Home About

Review – A Cruel Bird Came To The Nest And Looked In

Erika Webb

ArtsBooks

2/04/2012







Bus driver turned cult novelist Magnus Mills (The Scheme for Full Employment, All Quiet on the Orient Express) has just released his latest work, the quirky and perceptive A Cruel Bird Came to the Nest and Looked In. Set in a faraway empire, it reads like a fairy tale with its childish, rhythmic prose and charming images–a tremendous orchestra in a theatre like a yellow cake, and bumbling characters with names like Whimbrel and Garganey.


Nevertheless, a messy array of political satire lies just beneath the innocent surface, where the inept bureaucracy of the Empire struggles to find the missing Emperor and save their homeland from invasion and decay.
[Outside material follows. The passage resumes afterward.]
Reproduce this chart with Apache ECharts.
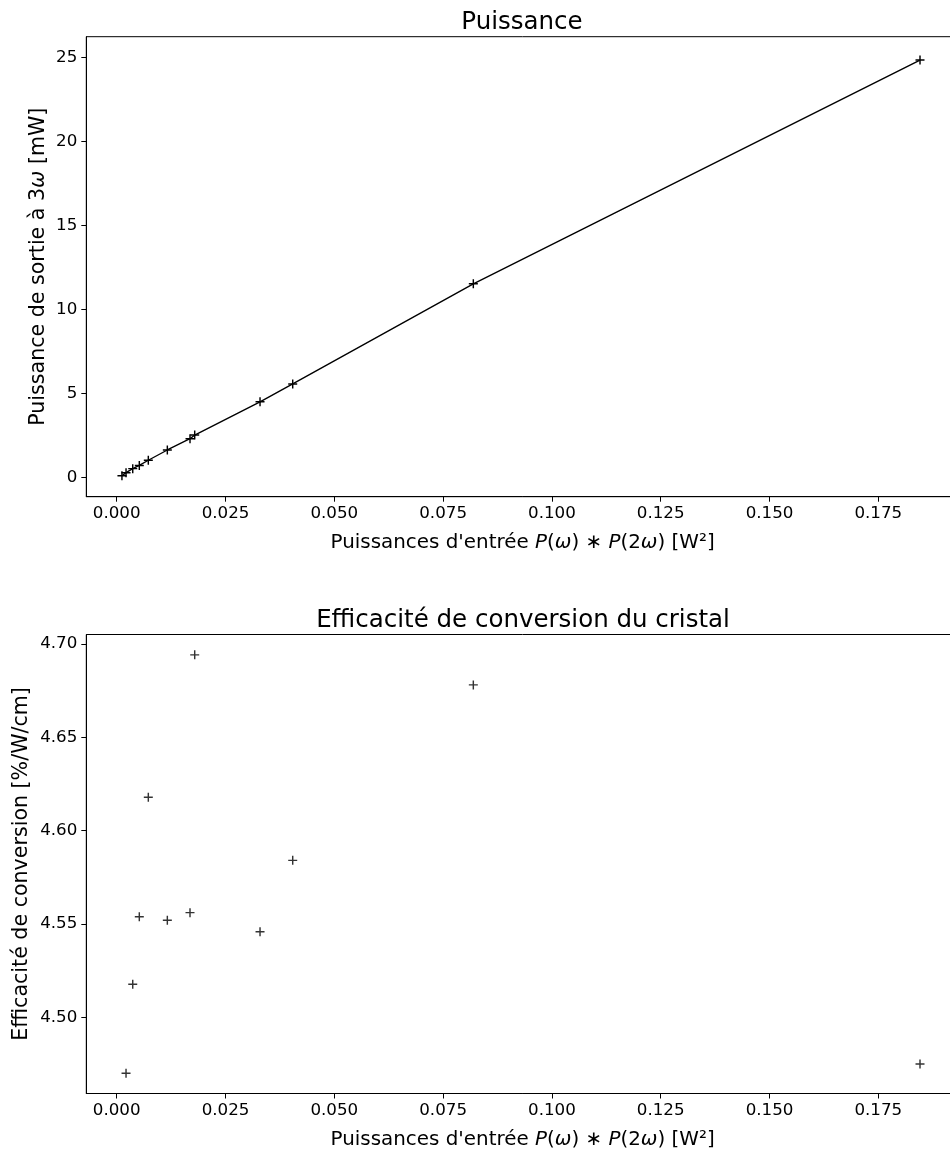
<!DOCTYPE html>
<html>
<head>
<meta charset="utf-8">
<script src="https://cdn.jsdelivr.net/npm/echarts@6/dist/echarts.min.js"></script>
<style>
html,body{margin:0;padding:0;background:#fff;overflow:hidden;width:950px;height:1155px;}
#chart{width:962px;height:1155px;}
</style>
</head>
<body>
<div id="chart"></div>
<script>
// ---- Data ----
const powerX = [0.0012, 0.00214, 0.00368, 0.00519, 0.00726, 0.01163, 0.01684, 0.01792, 0.03293, 0.04044, 0.08194, 0.18458];
const powerY = [0.10, 0.28, 0.52, 0.71, 1.02, 1.63, 2.30, 2.52, 4.50, 5.56, 11.52, 24.84];
const effX = [0.00214, 0.00368, 0.00519, 0.00726, 0.01163, 0.01684, 0.01792, 0.03293, 0.04044, 0.08194, 0.18458];
const effY = [4.4700, 4.5177, 4.5539, 4.6179, 4.5520, 4.5561, 4.6942, 4.5459, 4.5841, 4.6781, 4.4750];
const xTicks = [0, 0.025, 0.05, 0.075, 0.1, 0.125, 0.15, 0.175];
const powerTicks = [0, 5, 10, 15, 20, 25];
const effTicks = [4.50, 4.55, 4.60, 4.65, 4.70];
const titleTop = 'Puissance';
const titleBottom = 'Efficacité de conversion du cristal';

const FONT = 'DejaVu Sans';
const plusPath = 'path://M0,4.2 H10 V5.8 H0 Z M4.2,0 H5.8 V10 H4.2 Z';

const xName = "{n|Puissances d'entrée }{i|P}{n|(}{i|ω}{n|) ∗ }{i|P}{n|(2}{i|ω}{n|) [W²]}";
function rich(size) {
  return {
    n: {fontFamily: FONT, fontSize: size, color: '#000'},
    i: {fontFamily: FONT, fontSize: size, fontStyle: 'italic', color: '#000'}
  };
}

function xAxisCfg(gridIndex) {
  return {
    type: 'value', gridIndex: gridIndex,
    min: -0.00699, max: 0.19354,
    name: xName, nameLocation: 'middle', nameGap: 36,
    nameTextStyle: {rich: rich(19.9)},
    axisLine: {show: true, onZero: false, lineStyle: {color: '#000', width: 1}},
    axisTick: {show: true, inside: false, length: 5, lineStyle: {color: '#000', width: 1}, customValues: xTicks},
    axisLabel: {show: true, margin: 8.5, color: '#000', fontFamily: FONT, fontSize: 16.7,
      customValues: xTicks, formatter: v => v.toFixed(3)},
    splitLine: {show: false}
  };
}

const chart = echarts.init(document.getElementById('chart'), null, {renderer: 'canvas'});
chart.setOption({
  animation: false,
  backgroundColor: '#fff',
  graphic: [
    {type: 'text', x: 522, y: 23, style: {text: titleTop, fontFamily: FONT, fontSize: 24.5, fill: '#000', textAlign: 'center', textVerticalAlign: 'middle'}},
    {type: 'text', x: 523, y: 621, style: {text: titleBottom, fontFamily: FONT, fontSize: 24.5, fill: '#000', textAlign: 'center', textVerticalAlign: 'middle'}}
  ],
  grid: [
    {left: 86.3, top: 36.7, width: 872.7, height: 460, show: true, borderColor: '#000', borderWidth: 1, backgroundColor: 'transparent'},
    {left: 86.3, top: 634.5, width: 872.7, height: 459, show: true, borderColor: '#000', borderWidth: 1, backgroundColor: 'transparent'}
  ],
  xAxis: [xAxisCfg(0), xAxisCfg(1)],
  yAxis: [
    {
      type: 'value', gridIndex: 0, min: -1.15, max: 26.23,
      name: '{n|Puissance de sortie à 3}{i|ω}{n| [mW]}', nameLocation: 'middle', nameGap: 37, nameRotate: 90,
      nameMoveOverlap: false,
      nameTextStyle: {rich: rich(20.6)},
      axisLine: {show: true, onZero: false, lineStyle: {color: '#000', width: 1}},
      axisTick: {show: true, inside: false, length: 5, lineStyle: {color: '#000', width: 1}, customValues: powerTicks},
      axisLabel: {show: true, margin: 9, color: '#000', fontFamily: FONT, fontSize: 16.7, customValues: powerTicks, formatter: v => String(v)},
      splitLine: {show: false}
    },
    {
      type: 'value', gridIndex: 1, min: 4.4592, max: 4.7051,
      name: 'Efficacité de conversion [%/W/cm]', nameLocation: 'middle', nameGap: 54, nameRotate: 90,
      nameMoveOverlap: false,
      nameTextStyle: {fontFamily: FONT, fontSize: 20.6, color: '#000'},
      axisLine: {show: true, onZero: false, lineStyle: {color: '#000', width: 1}},
      axisTick: {show: true, inside: false, length: 5, lineStyle: {color: '#000', width: 1}, customValues: effTicks},
      axisLabel: {show: true, margin: 9, color: '#000', fontFamily: FONT, fontSize: 16.7, customValues: effTicks, formatter: v => v.toFixed(2)},
      splitLine: {show: false}
    }
  ],
  series: [
    {
      type: 'line', xAxisIndex: 0, yAxisIndex: 0,
      data: powerX.map((x, i) => [x, powerY[i]]),
      symbol: plusPath, symbolSize: 9, showAllSymbol: true,
      itemStyle: {color: '#000'},
      lineStyle: {color: '#000', width: 1.4},
      emphasis: {disabled: true}
    },
    {
      type: 'scatter', xAxisIndex: 1, yAxisIndex: 1,
      data: effX.map((x, i) => [x, effY[i]]),
      symbol: plusPath, symbolSize: 9,
      itemStyle: {color: '#000'},
      emphasis: {disabled: true}
    }
  ]
});
</script>
</body>
</html>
The prominent officials succeed less due to their intelligence or ability, and more due to their acting skill as they endeavour to hold up the illusion that everything is okay. Along the way they encounter pervasive frustrations: the royal telescope won’t function without a sixpence in the slot, the clocks must all be set two minutes forward every day, and important letters are continually lost in the post. The reader quickly begins to experience discomfort as the nonsensical rules of this dream world intensify and become increasingly familiar.

As danger looms from over land and sea, the recurring phrase, “things must be done properly or not at all” quickly turns sinister, echoing our own frustrations with procedures and protocols. The most disconcerting thing about Cruel Bird is its tendency to resemble real life, no matter how surreal and fantastical it becomes. Mills’ parody of modern politics is both easy to read and deeply funny, while subtly giving insight into our nonsensical lives.